==== SOURCE MATERIAL

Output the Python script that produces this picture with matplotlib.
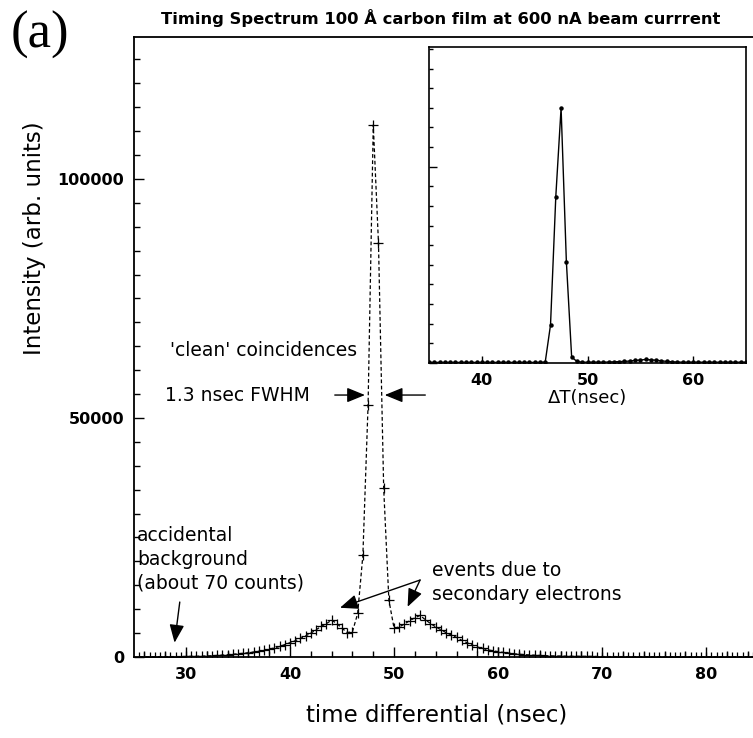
import numpy as np
import matplotlib
matplotlib.use("Agg")
import matplotlib.pyplot as plt
from matplotlib.ticker import MultipleLocator

# ---------------- data ----------------
main_x = np.arange(25.5, 84.51, 0.5)
main_counts = [
    70, 70, 70, 70, 80, 80, 90, 90, 100, 110,
    130, 150, 180, 220, 270, 330, 400, 480, 570, 670,
    780, 900, 1050, 1200, 1400, 1650, 1900, 2200, 2600, 3000,
    3400, 3900, 4400, 5000, 5700, 6400, 7000, 7700,
    7000, 6000, 5100, 5300,
    9100, 21300, 52700, 111300, 86600, 35300, 11900, 6000,
    6300, 6900, 7600, 8200, 8700, 7800,
    7000, 6300, 5700, 5100, 4600, 4100, 3500, 3000, 2500, 2100,
    1800, 1500, 1300, 1100, 950, 800, 680, 580, 500, 430,
    370, 320, 280, 240, 210, 190, 170, 150, 140, 130, 120, 110, 100, 95,
    90, 90, 90, 85, 85, 85, 80, 80, 80, 80, 80, 75, 75, 75, 75,
    75, 75, 75, 70, 70, 70, 70, 70, 70, 70, 70, 70, 70, 70,
]

inset_x = np.arange(35.0, 65.01, 0.5)
inset_counts = [
    300, 300, 300, 300, 300, 300, 300, 300, 300, 300, 300,
    300, 300, 300, 300, 300, 300, 300, 300, 300, 300, 300,
    500, 19400, 84800, 130000, 51700, 3000, 800,
    400, 400, 400, 400, 400, 500, 600, 700, 800,
    1000, 1300, 1500, 1800, 1600, 1400, 1100,
    800, 600, 500, 400, 400, 400, 400, 400, 400, 400, 400, 400, 400, 400, 400, 400,
]

title_text = "Timing Spectrum 100 Å carbon film at 600 nA beam currrent"
xlabel_text = "time differential (nsec)"
ylabel_text = "Intensity (arb. units)"
inset_xlabel = "ΔT(nsec)"

# ---------------- figure ----------------
W, H = 753, 738
fig = plt.figure(figsize=(W / 100, H / 100), dpi=100)
plt.rcParams['font.family'] = ['DejaVu Sans']


def frac_box(l, t, r, b):
    return [l / W, 1 - b / H, (r - l) / W, (b - t) / H]


ax = fig.add_axes(frac_box(134, 37, 753, 657))
ax.plot(main_x, main_counts, linestyle=(0, (3, 2)), color='black', lw=0.9,
        marker='+', markersize=7, markeredgewidth=0.9)
ax.set_xlim(25, 84.5)
ax.set_ylim(0, 129700)
ax.xaxis.set_major_locator(MultipleLocator(10))
ax.xaxis.set_minor_locator(MultipleLocator(2))
ax.yaxis.set_major_locator(MultipleLocator(50000))
ax.yaxis.set_minor_locator(MultipleLocator(5000))
ax.tick_params(which='both', direction='in', color='black', width=1)
ax.tick_params(which='major', length=7, labelsize=11.5, pad=7)
ax.tick_params(which='minor', length=4)
for lab in ax.get_xticklabels() + ax.get_yticklabels():
    lab.set_fontweight('bold')
for s in ax.spines.values():
    s.set_linewidth(1.3)
ax.spines['right'].set_visible(False)

ax.set_xlabel(xlabel_text, fontsize=16.5)
ax.xaxis.set_label_coords((437 - 134) / (753 - 134), -(715 - 657) / 620, transform=ax.transAxes)
ax.xaxis.label.set_va('center')
ax.set_ylabel(ylabel_text, fontsize=16.5)
ax.yaxis.set_label_coords(-(134 - 35) / 619, (657 - 238) / 620)
ax.yaxis.label.set_va('center')

fig.text(441 / W, 1 - 18 / H, title_text, fontsize=11.8, fontweight='bold',
         ha='center', va='center')
fig.text(11 / W, 1 - 35 / H, "(a)", fontsize=38, family='Liberation Serif',
         ha='left', va='center')

# annotations
arrow_kw = dict(arrowstyle='-|>,head_length=1.1,head_width=0.45', color='black', lw=1.0,
                shrinkA=0, shrinkB=0)
ann_fs = 13.5
ax.text(28.5, 64200, "'clean' coincidences", fontsize=ann_fs, ha='left', va='center')
ax.text(28.0, 54800, "1.3 nsec FWHM", fontsize=ann_fs, ha='left', va='center')
ax.annotate("", xy=(47.2, 54800), xytext=(44.3, 54800), arrowprops=arrow_kw)
ax.annotate("", xy=(49.1, 54800), xytext=(53.0, 54800), arrowprops=arrow_kw)

ax.text(25.3, 27300, "accidental\nbackground\n(about 70 counts)", fontsize=ann_fs,
        ha='left', va='top', linespacing=1.3)
ax.annotate("", xy=(28.9, 3000), xytext=(29.4, 11500), arrowprops=arrow_kw)

ax.text(53.65, 20000, "events due to\nsecondary electrons", fontsize=ann_fs,
        ha='left', va='top', linespacing=1.33)
ax.annotate("", xy=(44.8, 10300), xytext=(52.5, 16100), arrowprops=arrow_kw)
ax.annotate("", xy=(51.3, 10500), xytext=(52.5, 16100), arrowprops=arrow_kw)

# ---------------- inset ----------------
ins = fig.add_axes(frac_box(429, 47, 746, 363))
ins.plot(inset_x, inset_counts, color='black', lw=1.0, marker='o', markersize=2.2)
ins.set_xlim(35, 65)
ins.set_ylim(0, 161000)
ins.xaxis.set_major_locator(MultipleLocator(10))
ins.yaxis.set_major_locator(MultipleLocator(100000))
ins.yaxis.set_minor_locator(MultipleLocator(10000))
ins.set_yticklabels([])
ins.tick_params(which='both', direction='in', color='black', width=1)
ins.tick_params(axis='x', which='major', length=5, labelsize=11.5, pad=7)
ins.tick_params(axis='y', which='major', length=6)
ins.tick_params(axis='y', which='minor', length=3)
for lab in ins.get_xticklabels():
    lab.set_fontweight('bold')
for s in ins.spines.values():
    s.set_linewidth(1.2)
ins.set_xlabel(inset_xlabel, fontsize=13, labelpad=1)

fig.savefig("out.png", dpi=100)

========

Output exactly the span of lines from the top of the listing through the line holding "from matplotlib.ticker import MultipleLocator", and leave every picture out.

Output the Python script that produces this picture with matplotlib.
import numpy as np
import matplotlib
matplotlib.use("Agg")
import matplotlib.pyplot as plt
from matplotlib.ticker import MultipleLocator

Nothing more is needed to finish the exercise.